Ina Coolbrith

1842—1928
Faded photo of poet Ina Coolbrith
Public domain, via Wikimedia Commons

Editor and poet Ina Coolbrith was born Josephine Smith to Mormon parents in Nauvoo, Illinois. Her uncle, Joseph Smith, was the founder of the Mormon Church. Her father died when Coolbrith was an infant, and her mother subsequently left the church and remarried. In 1849 the family moved to California, lured by the Gold Rush. Coolbrith was educated in Los Angeles, and as a teenager published her first poems in local newspapers. A brief, abusive marriage and the infant death of her son marked the end of Coolbrith’s teen years.

In 1865 Josephine Smith took her mother’s maiden name and became Ina Donna Coolbrith. She settled in San Francisco, where she hosted many salons, helped to co-edit (with Bret Harte) the journal Overland Monthly, and was the first woman to become an honorary member of the Bohemian Club.

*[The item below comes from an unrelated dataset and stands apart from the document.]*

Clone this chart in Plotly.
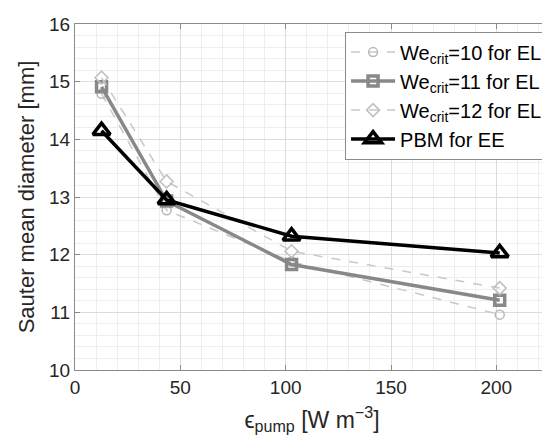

In 1874 Coolbrith adopted three foster children and began a career as a librarian that lasted for two decades. Working at the Oakland Free Public Library, she encouraged Jack London’s and Isadora Duncan’s early reading.

Coolbrith published four collections of poetry in a range of formal structures, including A Perfect Day (1881) and Wings of Sunset (1929). Though the 1906 San Francisco earthquake destroyed Coolbrith’s home, many of her poems, and notes for an autobiography, she became California’s first poet laureate in 1915.

Ina Coolbrith Park is located on San Francisco’s Russian Hill. She is buried at Oakland’s Mountain View Cemetery, in a grave that was unmarked until 1986, when the Ina Coolbrith Circle erected a headstone there.